**The task:** Nothing outside the range from the line with "Rebuild this chart" to the line with "import matplotlib.pyplot as plt" belongs in the copy, and no pictures do either; repeat that range exactly.

■ ■ ■ ■ ■ ■ ■

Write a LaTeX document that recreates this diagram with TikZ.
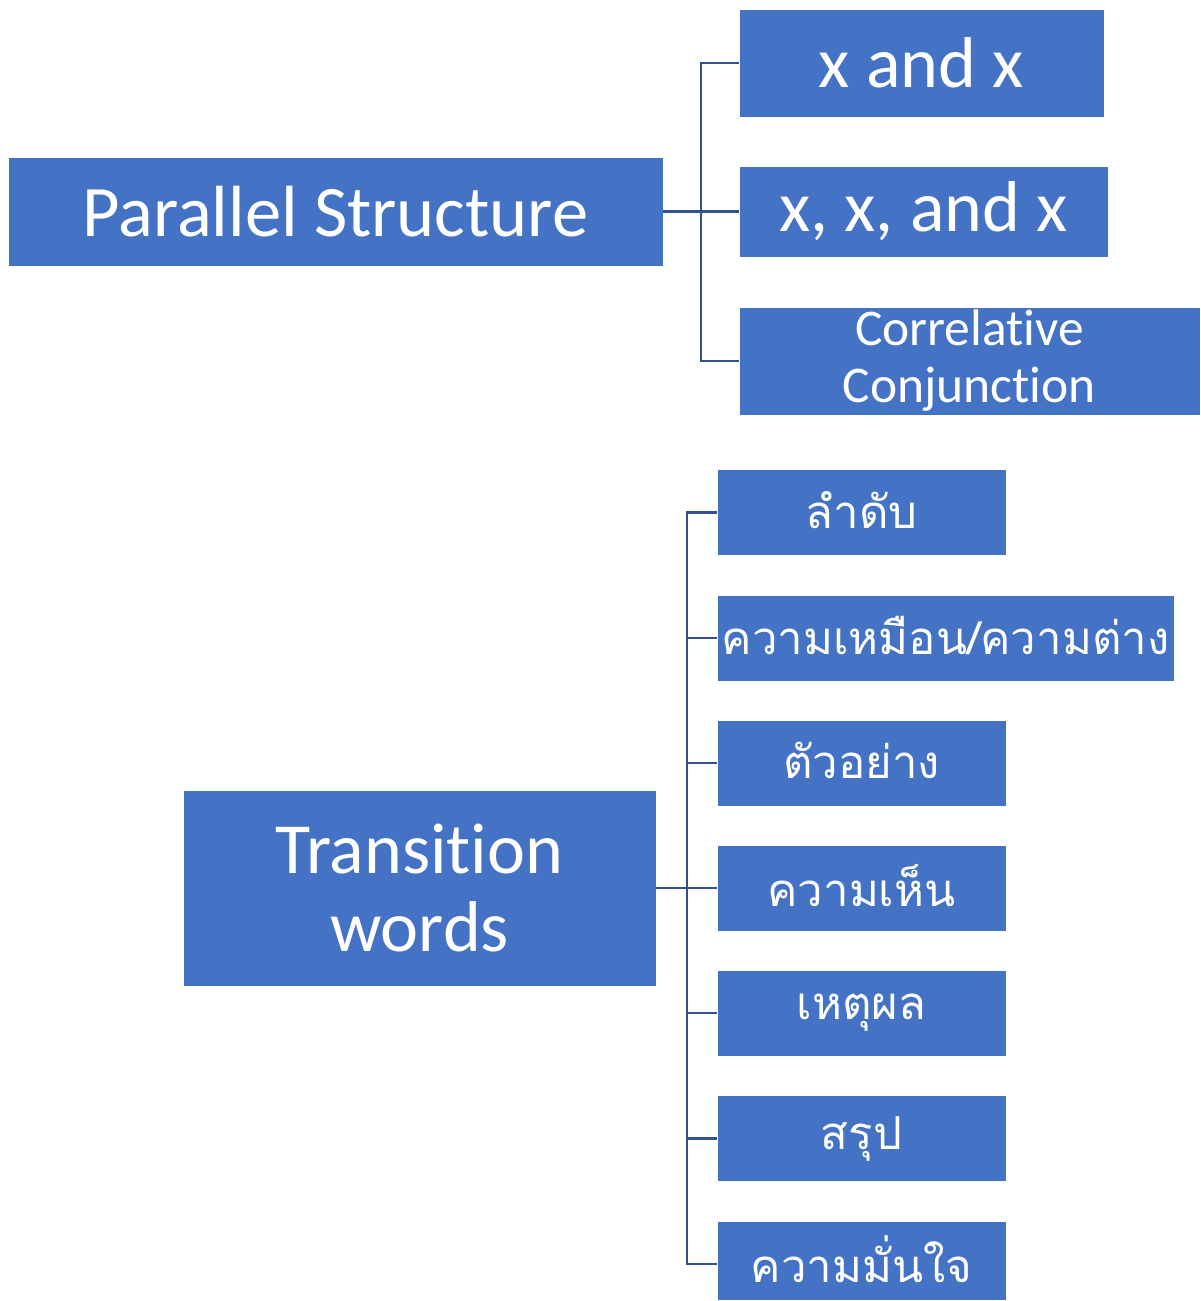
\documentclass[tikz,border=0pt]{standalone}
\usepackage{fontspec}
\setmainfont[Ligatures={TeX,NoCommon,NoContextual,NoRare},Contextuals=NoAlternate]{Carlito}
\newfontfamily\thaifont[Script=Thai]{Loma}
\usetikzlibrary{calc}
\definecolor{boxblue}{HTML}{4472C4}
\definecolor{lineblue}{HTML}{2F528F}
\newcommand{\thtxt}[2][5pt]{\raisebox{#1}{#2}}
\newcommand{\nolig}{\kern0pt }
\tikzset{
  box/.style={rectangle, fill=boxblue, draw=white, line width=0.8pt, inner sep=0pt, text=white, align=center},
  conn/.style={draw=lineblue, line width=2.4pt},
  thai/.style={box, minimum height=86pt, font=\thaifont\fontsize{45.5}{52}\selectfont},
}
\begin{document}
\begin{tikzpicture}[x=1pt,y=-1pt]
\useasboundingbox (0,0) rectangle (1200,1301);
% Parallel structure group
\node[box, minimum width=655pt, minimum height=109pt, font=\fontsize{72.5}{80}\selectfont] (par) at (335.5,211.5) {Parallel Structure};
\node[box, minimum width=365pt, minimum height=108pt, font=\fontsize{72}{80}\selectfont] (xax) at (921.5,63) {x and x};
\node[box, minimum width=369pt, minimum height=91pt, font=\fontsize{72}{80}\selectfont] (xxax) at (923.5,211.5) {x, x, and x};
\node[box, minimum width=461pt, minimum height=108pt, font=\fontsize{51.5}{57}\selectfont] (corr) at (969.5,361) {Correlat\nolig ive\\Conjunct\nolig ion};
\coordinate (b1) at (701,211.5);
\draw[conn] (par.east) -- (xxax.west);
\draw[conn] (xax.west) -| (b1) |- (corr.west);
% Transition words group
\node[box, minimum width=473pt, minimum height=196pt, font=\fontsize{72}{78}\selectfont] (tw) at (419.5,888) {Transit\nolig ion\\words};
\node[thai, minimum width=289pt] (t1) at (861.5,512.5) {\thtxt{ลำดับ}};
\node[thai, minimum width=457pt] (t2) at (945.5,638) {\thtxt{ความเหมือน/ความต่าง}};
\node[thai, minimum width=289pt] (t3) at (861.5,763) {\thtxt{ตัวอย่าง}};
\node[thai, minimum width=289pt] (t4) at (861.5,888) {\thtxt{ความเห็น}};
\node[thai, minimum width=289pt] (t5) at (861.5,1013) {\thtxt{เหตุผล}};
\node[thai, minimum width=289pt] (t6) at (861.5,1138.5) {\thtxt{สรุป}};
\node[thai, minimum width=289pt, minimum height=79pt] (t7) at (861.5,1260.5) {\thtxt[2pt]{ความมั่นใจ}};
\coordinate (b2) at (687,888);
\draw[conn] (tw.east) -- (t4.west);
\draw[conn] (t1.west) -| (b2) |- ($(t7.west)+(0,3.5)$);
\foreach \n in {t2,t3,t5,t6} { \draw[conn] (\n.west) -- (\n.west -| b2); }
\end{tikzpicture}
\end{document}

■ ■ ■ ■ ■ ■ ■

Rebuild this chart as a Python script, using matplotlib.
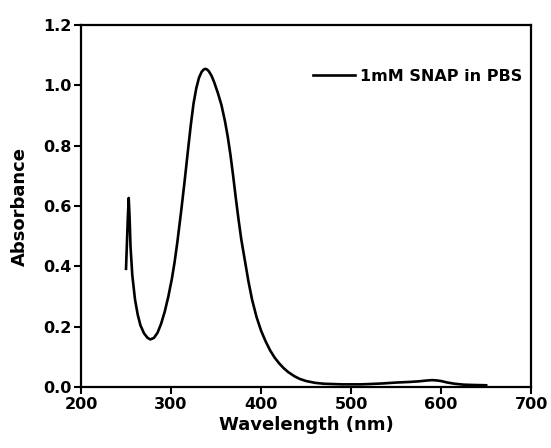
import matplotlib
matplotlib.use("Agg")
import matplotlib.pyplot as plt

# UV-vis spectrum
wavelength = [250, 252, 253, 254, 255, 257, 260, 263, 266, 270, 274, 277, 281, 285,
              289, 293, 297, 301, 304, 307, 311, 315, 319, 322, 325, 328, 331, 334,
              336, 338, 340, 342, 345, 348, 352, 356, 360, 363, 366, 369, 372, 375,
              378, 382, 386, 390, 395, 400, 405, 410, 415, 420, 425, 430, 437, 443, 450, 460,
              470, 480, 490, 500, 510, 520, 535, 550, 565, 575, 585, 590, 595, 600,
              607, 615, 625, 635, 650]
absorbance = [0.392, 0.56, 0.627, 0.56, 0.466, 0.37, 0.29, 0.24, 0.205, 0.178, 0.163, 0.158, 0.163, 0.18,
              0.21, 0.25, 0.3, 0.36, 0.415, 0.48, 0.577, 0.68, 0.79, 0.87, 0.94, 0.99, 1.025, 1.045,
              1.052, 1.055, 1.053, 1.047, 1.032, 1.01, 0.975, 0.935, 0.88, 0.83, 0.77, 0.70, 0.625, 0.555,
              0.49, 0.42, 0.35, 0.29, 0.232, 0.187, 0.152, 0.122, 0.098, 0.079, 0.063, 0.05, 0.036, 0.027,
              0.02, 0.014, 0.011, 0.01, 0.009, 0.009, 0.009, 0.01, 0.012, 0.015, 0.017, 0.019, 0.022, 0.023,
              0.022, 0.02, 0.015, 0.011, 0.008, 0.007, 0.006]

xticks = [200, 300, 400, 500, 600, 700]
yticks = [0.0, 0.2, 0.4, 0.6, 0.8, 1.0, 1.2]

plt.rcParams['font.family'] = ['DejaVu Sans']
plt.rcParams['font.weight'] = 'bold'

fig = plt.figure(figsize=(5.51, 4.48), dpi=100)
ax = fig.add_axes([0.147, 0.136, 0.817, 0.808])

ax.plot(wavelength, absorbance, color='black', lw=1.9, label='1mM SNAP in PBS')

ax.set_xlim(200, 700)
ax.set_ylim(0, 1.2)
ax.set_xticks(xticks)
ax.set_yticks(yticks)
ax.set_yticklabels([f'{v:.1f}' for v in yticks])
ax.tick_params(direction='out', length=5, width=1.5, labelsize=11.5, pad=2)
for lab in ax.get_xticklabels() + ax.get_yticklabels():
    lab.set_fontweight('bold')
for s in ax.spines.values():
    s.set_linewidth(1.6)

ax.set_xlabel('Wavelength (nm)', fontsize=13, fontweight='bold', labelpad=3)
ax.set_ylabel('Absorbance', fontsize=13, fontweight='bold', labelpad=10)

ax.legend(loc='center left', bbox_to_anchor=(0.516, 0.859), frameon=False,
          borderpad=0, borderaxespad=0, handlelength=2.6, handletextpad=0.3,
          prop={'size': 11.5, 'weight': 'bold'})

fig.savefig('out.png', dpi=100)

■ ■ ■ ■ ■ ■ ■

**Task output:**
Rebuild this chart as a Python script, using matplotlib.
import matplotlib
matplotlib.use("Agg")
import matplotlib.pyplot as plt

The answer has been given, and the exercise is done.